Tools for Cleaning Data

If you start with garbage, you end with garbage.  This is why clean data is such a big deal. I’ve written before about what clean data means to me, but here are some tools I introduce to help you clean your data:

  • Typing: Seriously.  If you don’t have much data to clean, just do it by hand.
  • Find/Replace: Again, I’m serious.  Don’t underestimate the power of 30 minutes of find/replace… it’s a lot easier than programing or using some tool.
  • Regular Expressions: Install a text editor like Sublime Text and you get the power of regular expressions (which I call “Super Find and Replace”).  It lets you define a pattern and find/replace it in any large document.  Sure the pattern definition is cryptic, but learning it is totally worth it (here’s an online playground).
  • Data Science Toolkit: This Swiss-army knife is a virtual machine you can install and use via APIs to do tons of data science things.  Go from address to lat/lng, quantify the sentiment of some text, pull the content from a webpage, extract people mentioned in text, and more.
  • CLIFF-CLAVIN: Our geo-parsing tool can identify places, people, and organizations mentioned in plain text.  You give it text and it spits out JSON, taking special effort to resolve the places to lat/lngs that makes sense.
  • Tabula: Need to extra a table from a PDF? Use Tabula to do it.  Try pdftables if you want to do the same in Python.  A web-based option is PDFTables (made by the ScraperWiki people).
  • OpenRefine: It has a little bit of a learning curve, but OpenRefine can handle large sets of data and do great things like cluster and eliminate typos.
  • Programming: If you must programming can help you clean data.  CSVKit is a handy set of libraries and command line tools for managing and changing CSV files.  Messytables can help you parse CSV files that aren’t quite formatted correctly.

I hope those are helpful in your data scraping and data cleaning adventures!

“Tidying” Your Data

Recently I’ve been giving more workshops about cleaning data.  This step in the data cycle often takes 80% of the time, but is seldom focused on in a systematic way.  I want to address one topic that keeps coming up – what is clean data?

When I ask, I usually get answers all over the map.  I tend to approach it from four topics:

  • consistency: are observations always entered the same way?
  • completeness: do you have full coverage of the topic?
  • usability: is your data human readable, or machine readable, in the ways you need it to be?
  • atomicity: do the rows hold the correct basic units for your analysis?

The last topic, atomicity, is one I need a better name for.  In any case, I want to tease it apart a bit more because it is critical.  Wickham’s Tidy Data paper has a great way of talking about this:

each variable is a column, each observation is a row, and each type of observational unit is a table

Yes, someone wrote a whole 24 page paper on how to make sure your columns are right.  And yes, I read it and enjoyed it.  You should go read it too (at least the first few pages).
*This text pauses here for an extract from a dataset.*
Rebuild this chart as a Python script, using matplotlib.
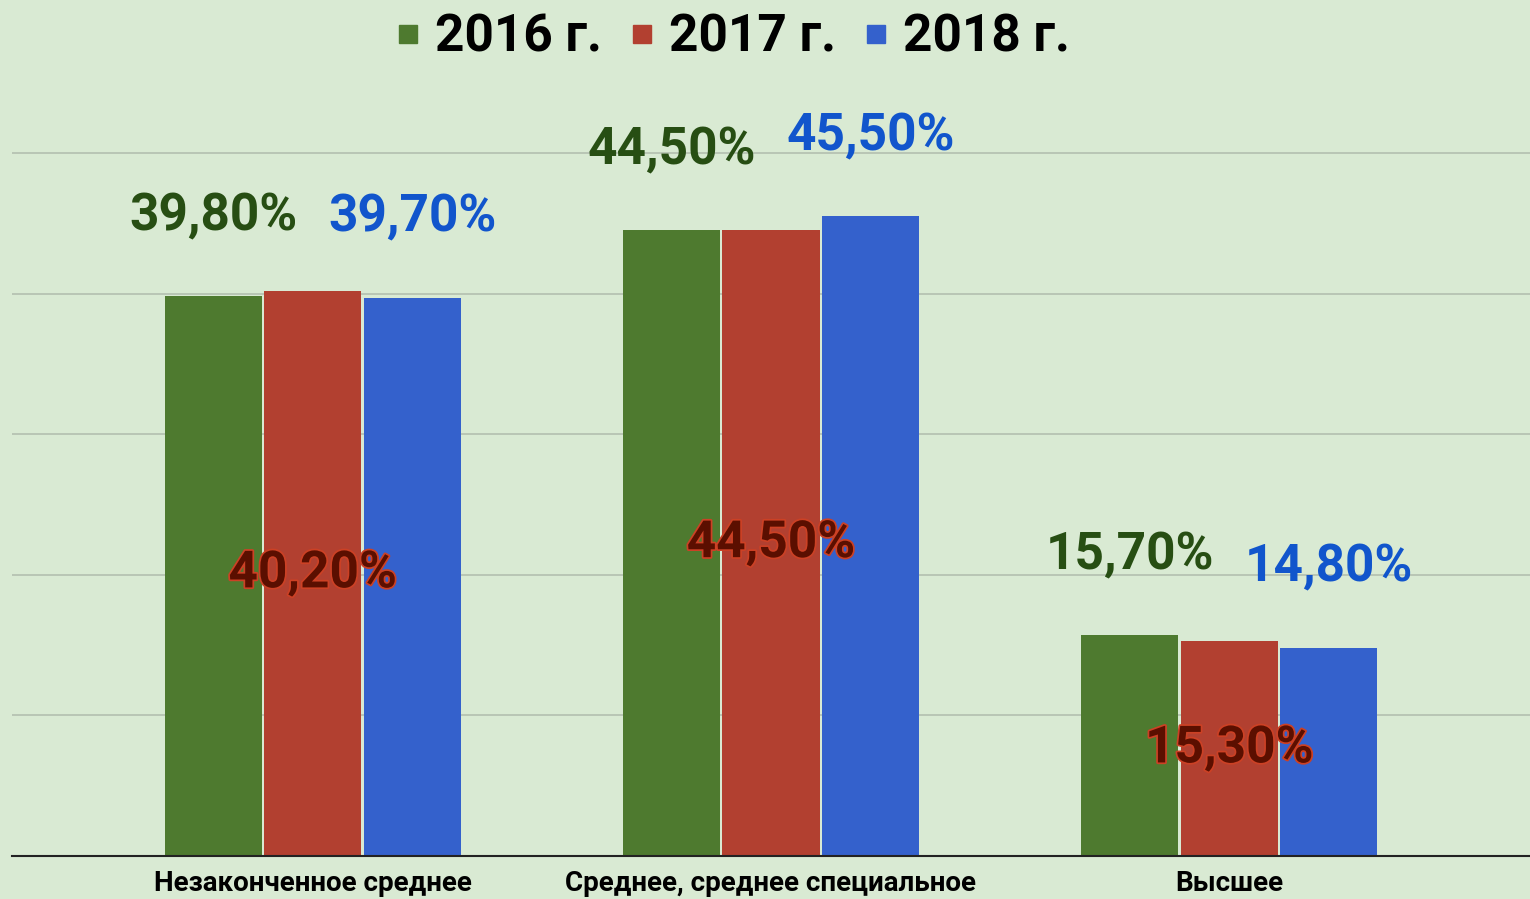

The key point is that far too many tabular datasets have column headers that are, in fact, part of the data.  For instance if you are keeping track of how many times something happens each year, each year shouldn’t be a column header; “year” should be a column and you should have one row for each year.  For you excel junkies, this means your raw data shouldn’t be in cross-tab format.

This process of cleaning your data to make it tidy can be annoying, buy luckily there are tools that can help.  Tableau has a handy plugin for Excel that “reshapes” your data to prep it for analysis.  If you are an R wizard, here is a presentation on how do tidying operations in R.  If you use Google Sheets, there is a Stack Overflow post that has some details on a plugin someone wrote to normalize data in Google Sheets.

I hope that helps you in your next data-cleaning task.  Hooray for tidy data!